DATASET CONTENT -
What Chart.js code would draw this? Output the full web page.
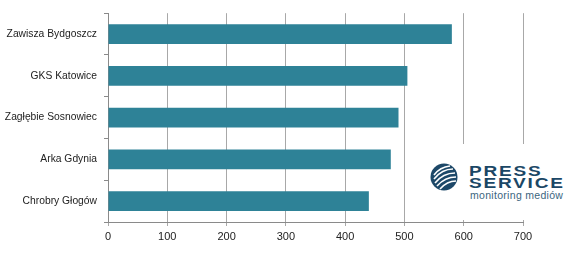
<!DOCTYPE html>
<html>
<head>
<meta charset="utf-8">
<script src="https://cdn.jsdelivr.net/npm/chart.js@4"></script>
<style>
  body { margin: 0; background: #fff; }
  #wrap { position: relative; width: 580px; height: 263px; }
  #logo {
    position: absolute; left: 412px; top: 144px; width: 168px; height: 76px;
    background: #fff; font-family: "Liberation Sans", Arial, sans-serif;
  }
  #logo svg { position: absolute; left: 18px; top: 19px; }
  #logo .big {
    position: absolute; left: 57px; width: 96px; color: #1b4766;
    font-weight: bold; font-size: 14px; line-height: 11px; letter-spacing: 1.3px;
    transform: scaleX(1.36); transform-origin: left top;
  }
  #logo .small {
    position: absolute; left: 58px; top: 46px; color: #3b6580;
    font-size: 10.5px; line-height: 10px; letter-spacing: 0.3px;
  }
</style>
</head>
<body>
<div id="wrap">
  <canvas id="myChart" width="580" height="263"></canvas>
  <div id="logo">
    <svg width="28" height="28" viewBox="0 0 28 28">
      <circle cx="14" cy="14" r="13.5" fill="#1d4868"/>
      <path d="M4 12 Q10 4 20 3" stroke="#fff" stroke-width="1.6" fill="none"/>
      <path d="M4 16 Q12 6 23 6" stroke="#fff" stroke-width="1.6" fill="none"/>
      <path d="M5 20 Q13 10 25 10" stroke="#fff" stroke-width="1.6" fill="none"/>
      <path d="M7 23 Q15 14 26 14" stroke="#fff" stroke-width="1.6" fill="none"/>
      <path d="M10 26 Q17 18 26 18" stroke="#fff" stroke-width="1.6" fill="none"/>
    </svg>
    <div class="big" style="top:22px">PRESS</div>
    <div class="big" style="top:34px">SERVICE</div>
    <div class="small">monitoring mediów</div>
  </div>
</div>
<script>
const clubs = ["Zawisza Bydgoszcz", "GKS Katowice", "Zagłębie Sosnowiec", "Arka Gdynia", "Chrobry Głogów"];
const counts = [580, 505, 490, 477, 440];
const xMax = 700;
const xStep = 100;

const ctx = document.getElementById("myChart").getContext("2d");

const chart = new Chart(ctx, {
  type: "bar",
  data: {
    labels: clubs,
    datasets: [{
      data: counts,
      backgroundColor: "#2e8297",
      borderWidth: 0,
      barPercentage: 0.47,
      categoryPercentage: 1,
    }],
  },
  options: {
    indexAxis: "y",
    responsive: false,
    animation: false,
    layout: { padding: { top: 13, right: 57, bottom: 0, left: 0 } },
    plugins: { legend: { display: false }, tooltip: { enabled: false } },
    scales: {
      x: {
        min: 0,
        max: xMax,
        ticks: {
          stepSize: xStep,
          color: "#222",
          padding: 4,
          font: { family: "Liberation Sans", size: 11 },
        },
        grid: { color: "#a8a8a8", tickLength: 4, lineWidth: 1 },
        border: { color: "#8a8a8a" },
        afterFit: (scale) => { scale.height = 41; },
      },
      y: {
        ticks: {
          color: "#222",
          padding: 7,
          font: { family: "Liberation Sans", size: 10.3 },
        },
        grid: { drawOnChartArea: false, tickLength: 4, color: "#8a8a8a", offset: true },
        border: { color: "#8a8a8a" },
        afterFit: (scale) => { scale.width = 108; },
      },
    },
  },
});
</script>
</body>
</html>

STATED GOAL -
Leaving the pictures aside, transcribe the entire listing exactly.

CORRECT ANSWER -
What Chart.js code would draw this? Output the full web page.
<!DOCTYPE html>
<html>
<head>
<meta charset="utf-8">
<script src="https://cdn.jsdelivr.net/npm/chart.js@4"></script>
<style>
  body { margin: 0; background: #fff; }
  #wrap { position: relative; width: 580px; height: 263px; }
  #logo {
    position: absolute; left: 412px; top: 144px; width: 168px; height: 76px;
    background: #fff; font-family: "Liberation Sans", Arial, sans-serif;
  }
  #logo svg { position: absolute; left: 18px; top: 19px; }
  #logo .big {
    position: absolute; left: 57px; width: 96px; color: #1b4766;
    font-weight: bold; font-size: 14px; line-height: 11px; letter-spacing: 1.3px;
    transform: scaleX(1.36); transform-origin: left top;
  }
  #logo .small {
    position: absolute; left: 58px; top: 46px; color: #3b6580;
    font-size: 10.5px; line-height: 10px; letter-spacing: 0.3px;
  }
</style>
</head>
<body>
<div id="wrap">
  <canvas id="myChart" width="580" height="263"></canvas>
  <div id="logo">
    <svg width="28" height="28" viewBox="0 0 28 28">
      <circle cx="14" cy="14" r="13.5" fill="#1d4868"/>
      <path d="M4 12 Q10 4 20 3" stroke="#fff" stroke-width="1.6" fill="none"/>
      <path d="M4 16 Q12 6 23 6" stroke="#fff" stroke-width="1.6" fill="none"/>
      <path d="M5 20 Q13 10 25 10" stroke="#fff" stroke-width="1.6" fill="none"/>
      <path d="M7 23 Q15 14 26 14" stroke="#fff" stroke-width="1.6" fill="none"/>
      <path d="M10 26 Q17 18 26 18" stroke="#fff" stroke-width="1.6" fill="none"/>
    </svg>
    <div class="big" style="top:22px">PRESS</div>
    <div class="big" style="top:34px">SERVICE</div>
    <div class="small">monitoring mediów</div>
  </div>
</div>
<script>
const clubs = ["Zawisza Bydgoszcz", "GKS Katowice", "Zagłębie Sosnowiec", "Arka Gdynia", "Chrobry Głogów"];
const counts = [580, 505, 490, 477, 440];
const xMax = 700;
const xStep = 100;

const ctx = document.getElementById("myChart").getContext("2d");

const chart = new Chart(ctx, {
  type: "bar",
  data: {
    labels: clubs,
    datasets: [{
      data: counts,
      backgroundColor: "#2e8297",
      borderWidth: 0,
      barPercentage: 0.47,
      categoryPercentage: 1,
    }],
  },
  options: {
    indexAxis: "y",
    responsive: false,
    animation: false,
    layout: { padding: { top: 13, right: 57, bottom: 0, left: 0 } },
    plugins: { legend: { display: false }, tooltip: { enabled: false } },
    scales: {
      x: {
        min: 0,
        max: xMax,
        ticks: {
          stepSize: xStep,
          color: "#222",
          padding: 4,
          font: { family: "Liberation Sans", size: 11 },
        },
        grid: { color: "#a8a8a8", tickLength: 4, lineWidth: 1 },
        border: { color: "#8a8a8a" },
        afterFit: (scale) => { scale.height = 41; },
      },
      y: {
        ticks: {
          color: "#222",
          padding: 7,
          font: { family: "Liberation Sans", size: 10.3 },
        },
        grid: { drawOnChartArea: false, tickLength: 4, color: "#8a8a8a", offset: true },
        border: { color: "#8a8a8a" },
        afterFit: (scale) => { scale.width = 108; },
      },
    },
  },
});
</script>
</body>
</html>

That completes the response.